The Knicks aren't a totally incompetent team, though; they're merely a bad team, but one that does have some threats. Many players in the lineup can hit their three-pointers, including Carmelo Anthony, Arron Afflalo, and Sasha Vujacic. The loss of Lance Thomas for the season hurts their ability to space the floor (as would Calderon or Porzingis missing the game), but they still have shooters out on the floor.

Defensively, the Knicks aren't nearly as bad as you might think. Robin Lopez has helped to anchor their defense from the starting lineup, O'Quinn-based bench units can shut down opposing benches, and their teamwide inside-out defense is actually pretty strong. However, their defense is very conservative, even moreso than Steve Clifford's was in his first season as the Hornets head coach, and they rarely create turnovers, leading to extra opportunities for opponents. The Hornets, who are still tops in the league in holding on to the ball, will have an easy counter to that shortcoming.

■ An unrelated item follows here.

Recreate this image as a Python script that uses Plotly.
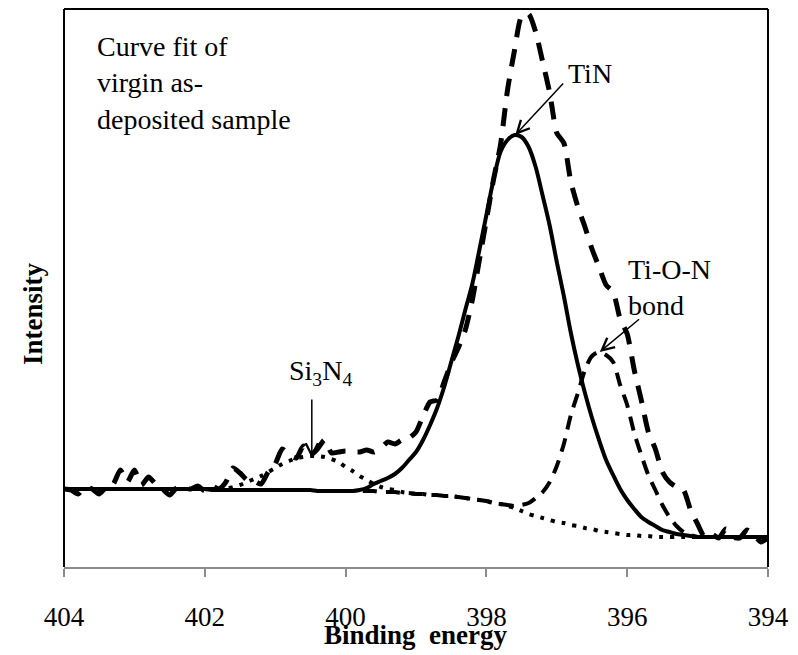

Here are a few other keys to the game for the Hornets:

  • Get the Knicks into foul trouble. With a potentially very shallow rotation, the Knicks will be susceptible to breakdowns if even one starter has to sit on the bench for large stretches of the game. The Knicks aren't an undisciplined defensive team (they're about average in terms of fouling opponents), but the Hornets have been attacking the basket more and more recently. They'll surely continue that trend, so they might benefit from using their relative surplus of bodies to draw contact against the Knicks' bigs. And, on the flipside, the Knicks have the highest free throw percentage in the league, so the Hornets need to avoid giving them too many easy points.
  • Utilize the big men. The Knicks' perimeter defense is better than the common perception says they are, but they do struggle on switches and to make correct rotations when opposing forwards get involved. The Hornets have a considerably more versatile roster than the Knicks do, and this is something that should be exploited. If Porzingis doesn't play, Marvin Williams alone could be a gigantic mismatch for New York.
  • Remember that it's the $&#&! Knicks. Most of the Hornets looked shaky in their November 17 loss in New York, including the normally-steady Nicolas Batum, who put up a 1-9 shooting line with a grand total of zero assists. I highly doubt that will happen again, but the team needs to play more cohesively than they did in their early-season loss. That loss might have been the turning point in this team's season, as they won their next four games, and nine out of the next eleven. Just as long as they don't fall back on old, lazy habits, the Hornets should be able to take this game.